We're struggling to figure out a good way to migrate Mastodon media storage from one server to another... Mastodon stores files in millions of directories by hash (kinda like aaa/bbb/ccc/ddd) which means doing something simple like an initial rsync and then taking Mastodon down for a quick resync is impossible. We initially were going to go this route but after the initial file listing took more than 24h we cancelled it and gave up.
So now we're looking at just copying the raw filesystem over, but if we want to do it without taking mastodon down for the entire sync we need to come up with a way of copying it and resyncing the changed blocks afterwards.

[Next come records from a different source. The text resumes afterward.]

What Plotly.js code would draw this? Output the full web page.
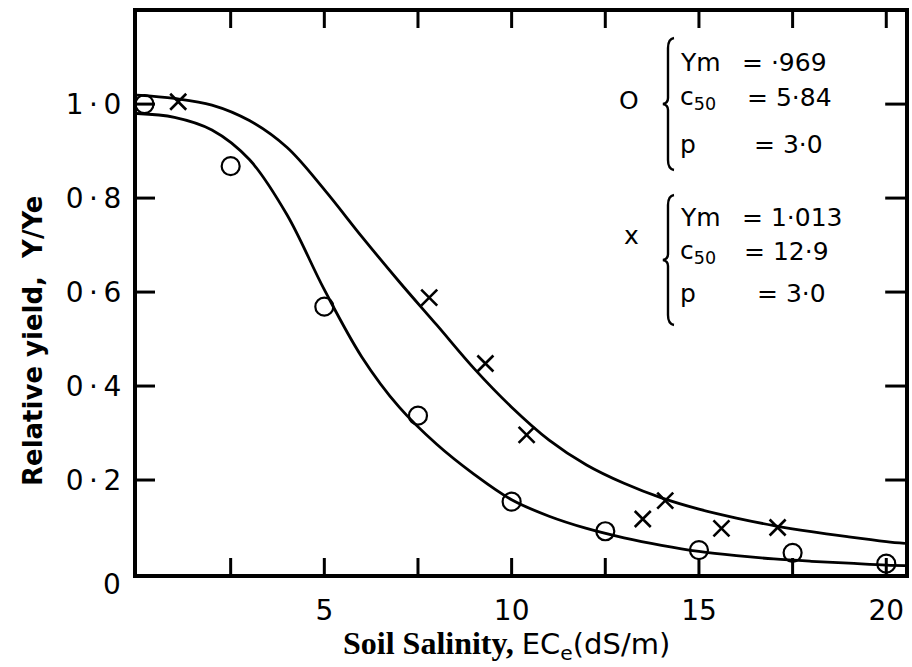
<!DOCTYPE html>
<html>
<head>
<meta charset="utf-8">
<script src="https://cdn.plot.ly/plotly-3.0.1.min.js"></script>
<style>html,body{margin:0;padding:0;background:#fff;}#chart{width:912px;height:667px;}</style>
</head>
<body>
<div id="chart"></div>
<script>
// ---- data ----
const circleX = [0.2, 2.5, 5.0, 7.5, 10.0, 12.5, 15.0, 17.5, 20.0];
const circleY = [1.00, 0.868, 0.569, 0.337, 0.154, 0.091, 0.051, 0.045, 0.022];

const crossX = [1.1, 7.8, 9.3, 10.4, 13.5, 14.1, 15.6, 17.1];
const crossY = [1.005, 0.588, 0.448, 0.296, 0.117, 0.156, 0.097, 0.099];

const fitCircleX = [0, 1, 2, 3, 4, 5, 6, 7, 8, 9, 10, 11, 12, 13, 14, 15, 16, 17, 18, 19, 20, 20.5];
const fitCircleY = [0.980, 0.972, 0.945, 0.882, 0.765, 0.605, 0.462, 0.355, 0.276, 0.212, 0.158, 0.123, 0.097, 0.077, 0.061, 0.048, 0.039, 0.032, 0.027, 0.023, 0.019, 0.018];

const fitCrossX = [0, 1, 2, 3, 4, 5, 6, 7, 8, 9, 10, 11, 12, 13, 14, 15, 16, 17, 18, 19, 20, 20.5];
const fitCrossY = [1.019, 1.012, 0.998, 0.965, 0.908, 0.818, 0.718, 0.622, 0.530, 0.437, 0.355, 0.285, 0.232, 0.193, 0.162, 0.138, 0.119, 0.103, 0.090, 0.079, 0.069, 0.065];

const xTickMarks = [2.5, 5, 7.5, 10, 12.5, 15, 17.5, 20];
const xTickVals = [5, 10, 15, 20];
const xTickText = ['5', '10', '15', '20'];
const yTickVals = [0.2, 0.4, 0.6, 0.8, 1.0];
const yTickText = ['0\u2009·\u20092', '0\u2009·\u20094', '0\u2009·\u20096', '0\u2009·\u20098', '1\u2009·\u20090'];

const xRange = [0, 20.5];
const yRange = [0, 1.196];

// ---- layout helpers (pixel -> paper) ----
const L = 137, R = 905, T = 12, B = 574;
const px = v => (v - L) / (R - L);
const py = v => (B - v) / (B - T);

const SANS = 'DejaVu Sans, sans-serif';

function txt(text, x, y, size, extra) {
  return Object.assign({
    text: text, xref: 'paper', yref: 'paper', x: px(x), y: py(y),
    xanchor: 'left', yanchor: 'middle', showarrow: false,
    font: {family: SANS, size: size, color: '#000'}
  }, extra || {});
}

function brace(x, y0, y1) {
  const ym = (y0 + y1) / 2;
  const X = v => px(v), Y = v => py(v);
  const path = `M ${X(x + 6)},${Y(y0)} Q ${X(x)},${Y(y0 + 1)} ${X(x)},${Y(y0 + 10)} ` +
    `L ${X(x)},${Y(ym - 6)} Q ${X(x)},${Y(ym - 1)} ${X(x - 5)},${Y(ym)} ` +
    `Q ${X(x)},${Y(ym + 1)} ${X(x)},${Y(ym + 6)} L ${X(x)},${Y(y1 - 10)} ` +
    `Q ${X(x)},${Y(y1 - 1)} ${X(x + 6)},${Y(y1)}`;
  return {type: 'path', xref: 'paper', yref: 'paper', path: path,
          line: {color: '#000', width: 2.4}};
}

// tick marks (inside, on all four sides) built from the tick arrays
const tickLenX = (xRange[1] - xRange[0]) * 18 / (R - L);   // horizontal tick length in x units
const tickLenY = (yRange[1] - yRange[0]) * 16 / (B - T);   // vertical tick length in y units
const tkX = [], tkY = [];
xTickMarks.forEach(v => {
  tkX.push(v, v, null, v, v, null);
  tkY.push(yRange[0], yRange[0] + tickLenY, null, yRange[1], yRange[1] - tickLenY, null);
});
yTickVals.forEach(v => {
  tkX.push(xRange[0], xRange[0] + tickLenX, null, xRange[1], xRange[1] - tickLenX * 1.1, null);
  tkY.push(v, v, null, v, v, null);
});

const traces = [
  {x: tkX, y: tkY, mode: 'lines', line: {color: '#000', width: 3}, connectgaps: false, showlegend: false, hoverinfo: 'skip'},
  {x: fitCircleX, y: fitCircleY, mode: 'lines', line: {color: '#000', width: 2.8, shape: 'spline', smoothing: 1.0}, showlegend: false, hoverinfo: 'skip'},
  {x: fitCrossX, y: fitCrossY, mode: 'lines', line: {color: '#000', width: 2.8, shape: 'spline', smoothing: 1.0}, showlegend: false, hoverinfo: 'skip'},
  {x: circleX, y: circleY, mode: 'markers', marker: {symbol: 'circle-open', size: 18, color: '#000', line: {width: 2.2, color: '#000'}}, showlegend: false, cliponaxis: false},
  {x: crossX, y: crossY, mode: 'markers', marker: {symbol: 'x-thin-open', size: 16, color: '#000', line: {width: 2.6, color: '#000'}}, showlegend: false, cliponaxis: false}
];

const annotations = [
  // "0" at origin
  {text: '0', xref: 'paper', yref: 'y', x: 0, y: 0, xanchor: 'right', yanchor: 'middle', xshift: -14, yshift: -10, showarrow: false, font: {family: SANS, size: 28, color: '#000'}},
  // y-axis title
  {text: 'Relative yield,  Y/Ye', xref: 'paper', yref: 'paper', x: px(33), y: py(341), textangle: -90,
   xanchor: 'center', yanchor: 'middle', showarrow: false, font: {family: SANS, size: 26, color: '#000', weight: 'bold'}},
  // x-axis title
  {text: '<span style="font-family:Liberation Serif;font-weight:bold;font-size:32px">Soil Salinity, </span>EC<sub>e</sub>(dS/m)',
   xref: 'paper', yref: 'paper', x: px(506), y: py(645), xanchor: 'center', yanchor: 'middle', showarrow: false,
   font: {family: SANS, size: 29, color: '#000'}},
  // parameter block 1 (circles)
  txt('O', 617, 100, 25),
  txt('Ym', 678, 63, 25),
  txt('= ·969', 740, 63, 25),
  txt('c<sub>50</sub>', 678, 98, 25),
  txt('= 5·84', 745, 98, 25),
  txt('p', 678, 145, 25),
  txt('= 3·0', 752, 145, 25),
  // parameter block 2 (crosses)
  txt('x', 622, 235, 25),
  txt('Ym', 678, 217, 25),
  txt('= 1·013', 740, 217, 25),
  txt('c<sub>50</sub>', 678, 252, 25),
  txt('= 12·9', 742, 252, 25),
  txt('p', 678, 293, 25),
  txt('= 3·0', 755, 293, 25)
];

const layout = {
  width: 912, height: 667,
  margin: {l: L, r: 912 - R, t: T, b: 667 - B, pad: 0},
  paper_bgcolor: '#fff', plot_bgcolor: 'rgba(0,0,0,0)',
  font: {family: SANS, color: '#000'},
  xaxis: {
    range: xRange, tickmode: 'array', tickvals: xTickVals, ticktext: xTickText,
    ticks: '', showline: true, linewidth: 4, linecolor: '#000', mirror: true,
    showgrid: false, zeroline: false, ticklabelstandoff: 8,
    tickfont: {family: SANS, size: 28, color: '#000'}
  },
  yaxis: {
    range: yRange, tickmode: 'array', tickvals: yTickVals, ticktext: yTickText,
    ticks: '', showline: true, linewidth: 4, linecolor: '#000', mirror: true,
    showgrid: false, zeroline: false, ticklabelstandoff: 6,
    tickfont: {family: SANS, size: 28, color: '#000'}
  },
  shapes: [brace(668, 38, 170), brace(668, 195, 325)],
  annotations: annotations,
  showlegend: false
};

Plotly.newPlot('chart', traces, layout, {displayModeBar: false});
</script>
</body>
</html>
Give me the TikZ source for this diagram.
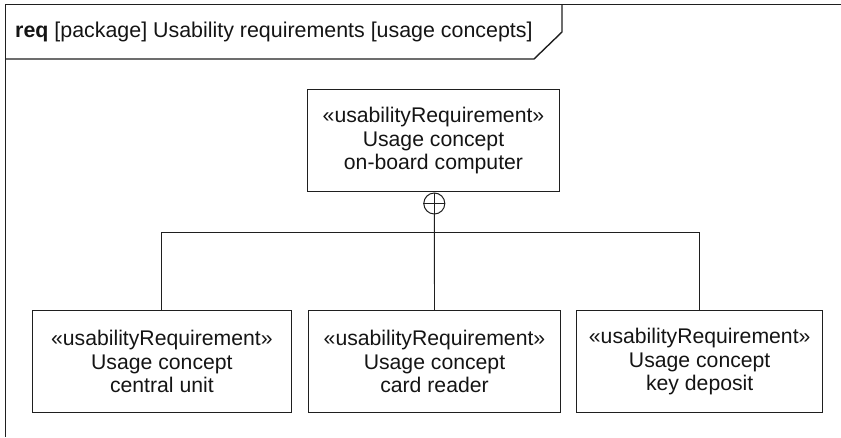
\documentclass[tikz,border=0pt]{standalone}
\usepackage{fontspec}
\setmainfont{Liberation Sans}
\begin{document}
\begin{tikzpicture}[x=1pt,y=-1pt,
  ink/.style={draw=black!88},
  reqbox/.style={ink, line width=1.1pt, align=center, inner sep=0pt, text=black!92,
    font=\fontsize{21.2}{23.6}\selectfont},
  conn/.style={ink, line width=0.9pt},
  frameline/.style={ink, line width=1.4pt}]
\useasboundingbox (0,0) rectangle (841,437);
% frame
\draw[frameline] (841,4.5) -- (5.5,4.5) -- (5.5,437);
\draw[frameline] (5.5,59) -- (534,59) -- (562,32) -- (562,4.5);
\node[anchor=base west, inner sep=0pt, text=black!92, font=\fontsize{21.4}{24}\selectfont] (title) at (15,37)
  {\textbf{req} [package] Usability requirements [usage concepts]};
% boxes
\node[reqbox, minimum width=251.6pt, minimum height=101.7pt] (top) at (433.5,140.6)
  {«usabilityRequirement»\\Usage concept\\on-board computer};
\node[reqbox, minimum width=258.3pt, minimum height=102pt] (b1) at (161.9,361.7)
  {«usabilityRequirement»\\Usage concept\\central unit};
\node[reqbox, minimum width=252.4pt, minimum height=102pt] (b2) at (434.5,361.7)
  {«usabilityRequirement»\\Usage concept\\card reader};
\node[reqbox, minimum width=246pt, minimum height=102pt] (b3) at (699.7,361.7)
  {«usabilityRequirement»\\Usage concept\\key deposit};
% containment
\node[circle, ink, line width=1pt, minimum size=21pt, inner sep=0pt] (circ) at (434.3,203.5) {};
\draw[conn] (circ.north) -- (circ.south);
\draw[conn] (circ.west) -- (circ.east);
\coordinate (junction) at (434.5,232.7);
\draw[conn] (circ.south) -- (b2.north);
\draw[conn] (b1.north) |- (junction) -| (b3.north);
\end{tikzpicture}
\end{document}
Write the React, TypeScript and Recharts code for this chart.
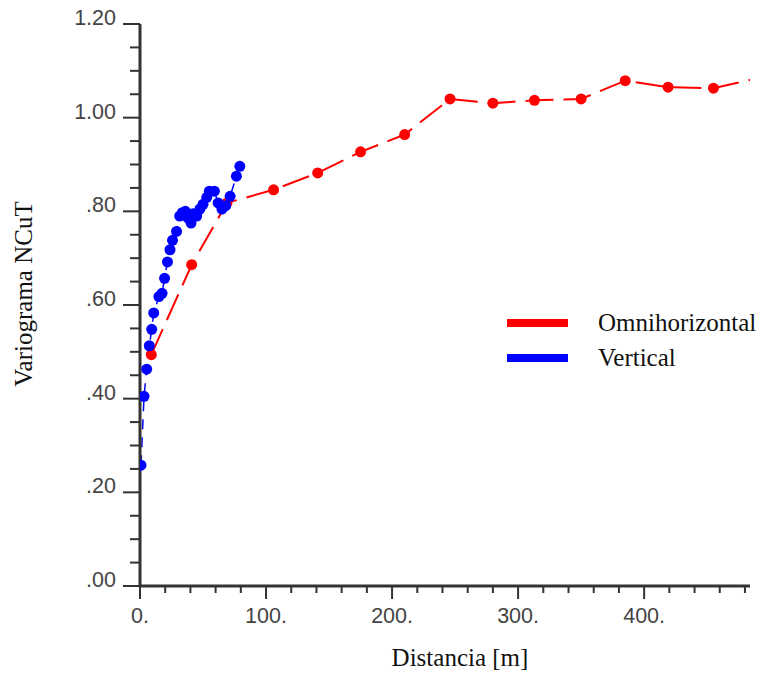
import React from 'react';
import { LineChart, Line, XAxis, YAxis, Legend, Label } from 'recharts';

// Omnihorizontal experimental variogram (lag in metres, semivariance)
const omniLag = [9, 41, 69, 106, 141, 175, 210, 246, 280, 313, 350, 385, 419, 455, 490];
const omniGamma = [0.494, 0.686, 0.818, 0.846, 0.882, 0.927, 0.964, 1.04, 1.031, 1.037, 1.04, 1.079, 1.065, 1.063, 1.084];

// Vertical experimental variogram
const vertLag = [
  0.8, 3.2, 5.3, 7.4, 9.3, 10.9, 15.0, 17.5, 19.5, 21.8, 23.8, 25.8, 29.0, 31.5, 33.5, 36.0,
  38.0, 40.5, 42.0, 45.0, 47.5, 50.0, 53.0, 55.0, 59.0, 62.0, 65.0, 68.0, 71.5, 76.5, 79.2,
];
const vertGamma = [
  0.258, 0.405, 0.463, 0.513, 0.548, 0.583, 0.618, 0.625, 0.657, 0.692, 0.718, 0.738, 0.757, 0.79, 0.797, 0.8,
  0.786, 0.775, 0.795, 0.79, 0.805, 0.815, 0.83, 0.843, 0.843, 0.818, 0.805, 0.812, 0.832, 0.875, 0.896,
];

const seriesNames = ['Omnihorizontal', 'Vertical'];
const seriesColors = ['#ff0000', '#0000ff'];

const X_MAX = 484;
const xTicks = Array.from({ length: 25 }, (_, i) => i * 20);
const yTicks = Array.from({ length: 25 }, (_, i) => Math.round(i * 5) / 100);

const omniData = omniLag.map((lag, i) => ({ lag, gamma: omniGamma[i] }));
const vertData = vertLag.map((lag, i) => ({ lag, gamma: vertGamma[i] }));

const AXIS = '#333333';
const TICK_TEXT = '#444444';
const SANS = '"Liberation Sans", Arial, sans-serif';
const SERIF = '"Liberation Serif", "Times New Roman", serif';

const fmtY = (v: number) => {
  const s = v.toFixed(2);
  return s.startsWith('0') ? s.slice(1) : s;
};

const YTick = (props: any) => {
  const { x, y, payload } = props;
  const v = payload.value as number;
  const major = Math.round(v * 100) % 20 === 0;
  const len = major ? 17 : 10;
  return (
    <g>
      <line x1={x - len} x2={x} y1={y} y2={y} stroke={AXIS} strokeWidth={2} />
      {major && (
        <text x={x - 24} y={y + 1} textAnchor="end" fontFamily={SANS} fontSize={21.5} fill={TICK_TEXT}>
          {fmtY(v)}
        </text>
      )}
    </g>
  );
};

const XTick = (props: any) => {
  const { x, y, payload } = props;
  const v = payload.value as number;
  const major = v % 100 === 0;
  const len = major ? 13 : 7;
  return (
    <g>
      <line x1={x} x2={x} y1={y} y2={y + len} stroke={AXIS} strokeWidth={2} />
      {major && (
        <text x={x} y={y + 37} textAnchor="middle" fontFamily={SANS} fontSize={21.5} fill={TICK_TEXT}>
          {`${v}.`}
        </text>
      )}
    </g>
  );
};

const makeDot = (color: string, r: number) => (props: any) => {
  const { cx, cy, payload, index } = props;
  if (payload.lag > X_MAX) return <g key={`d-${index}`} />;
  return <circle key={`d-${index}`} cx={cx} cy={cy} r={r} fill={color} stroke="none" />;
};

const LegendBox = () => (
  <svg width={256} height={70} style={{ overflow: 'visible' }}>
    {seriesNames.map((name, i) => (
      <g key={name}>
        <rect x={0} y={7 + i * 35} width={61} height={8} fill={seriesColors[i]} />
        <text x={91} y={19 + i * 35} fontFamily={SERIF} fontSize={25} fill="#111">
          {name}
        </text>
      </g>
    ))}
  </svg>
);

const XTitle = (props: any) => {
  const { viewBox } = props;
  return (
    <text
      x={viewBox.x + viewBox.width / 2 + 15}
      y={viewBox.y + 80}
      textAnchor="middle"
      fontFamily={SERIF}
      fontSize={25}
      fill="#111"
    >
      Distancia [m]
    </text>
  );
};

const YTitle = (props: any) => {
  const { viewBox } = props;
  const cx = viewBox.x - 44;
  const cy = viewBox.y + viewBox.height / 2 - 11;
  return (
    <text
      x={cx}
      y={cy}
      transform={`rotate(-90 ${cx} ${cy})`}
      textAnchor="middle"
      dominantBaseline="middle"
      fontFamily={SERIF}
      fontSize={25}
      fill="#111"
    >
      Variograma NCuT
    </text>
  );
};

export default function App() {
  return (
    <div style={{ marginTop: -8, marginLeft: -8, width: 767, height: 675 }}>
      <LineChart width={767} height={675} margin={{ top: 24, right: 17, left: 70, bottom: 39 }}>
        <XAxis
          type="number"
          dataKey="lag"
          domain={[0, X_MAX]}
          allowDataOverflow
          ticks={xTicks}
          interval={0}
          tickSize={0}
          tickMargin={0}
          tick={<XTick />}
          axisLine={{ stroke: AXIS, strokeWidth: 3 }}
          height={50}
        >
          <Label content={<XTitle />} />
        </XAxis>
        <YAxis
          type="number"
          dataKey="gamma"
          domain={[0, 1.2]}
          ticks={yTicks}
          interval={0}
          tickSize={0}
          tickMargin={0}
          tick={<YTick />}
          axisLine={{ stroke: AXIS, strokeWidth: 3 }}
          width={70}
        >
          <Label content={<YTitle />} />
        </YAxis>
        <Legend
          layout="horizontal"
          verticalAlign="middle"
          align="center"
          content={<LegendBox />}
          wrapperStyle={{ position: 'absolute', left: 507, top: 312, width: 256 }}
        />
        <Line
          data={omniData}
          dataKey="gamma"
          name={seriesNames[0]}
          stroke={seriesColors[0]}
          strokeWidth={2}
          strokeDasharray="28 10"
          dot={makeDot(seriesColors[0], 5.5)}
          activeDot={false}
          isAnimationActive={false}
        />
        <Line
          data={vertData}
          dataKey="gamma"
          name={seriesNames[1]}
          stroke={seriesColors[1]}
          strokeWidth={1.5}
          strokeDasharray="10 8"
          dot={makeDot(seriesColors[1], 5.5)}
          activeDot={false}
          isAnimationActive={false}
        />
      </LineChart>
    </div>
  );
}
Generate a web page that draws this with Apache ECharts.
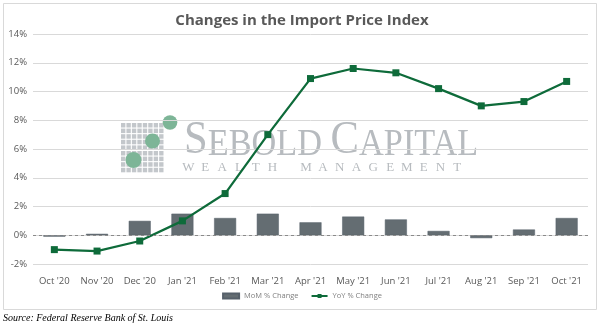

One way could be to use overlayfs. Remount the old volume R/O, create a temporary upperdir and create an overlay between them. Then, copy the R/O image to it's new home, expand it or whatever, and apply the upperdir onto it. This way we only need to list the directories that actually had writes. Special care will need to be taken to ensure we delete any files that have overlayfs tombstones. IDK if anyone has ever done this before.
Another way could be to use devmapper snapshots to create a new COW-backed volume, rsync the R/O underlying block device over and then apply the COW to the new volume with snapshot-merge. We tried testing this out and caused devmapper to die horribly and spit out kernel bug log lines, so we had to reboot and e2fsck for 2 hours.
At this point it might be better to just take everything down for as long as it takes. I'm extremely annoyed at Mastodon's file structure making it impossible to move without major downtime. Their solution just seems to be "use S3 lol". It would probably take 24 hours (8TB at 1Gbps is roughly 17 hours). We could shrink it first since we don't use all the space, but resize2fs will take a while as well.
If anyone has any tips or ideas for doing it with minimal downtime I'd like to hear them. Or if you're an uwu.social user and don't care about extended downtime I'd also like to hear your thoughts too.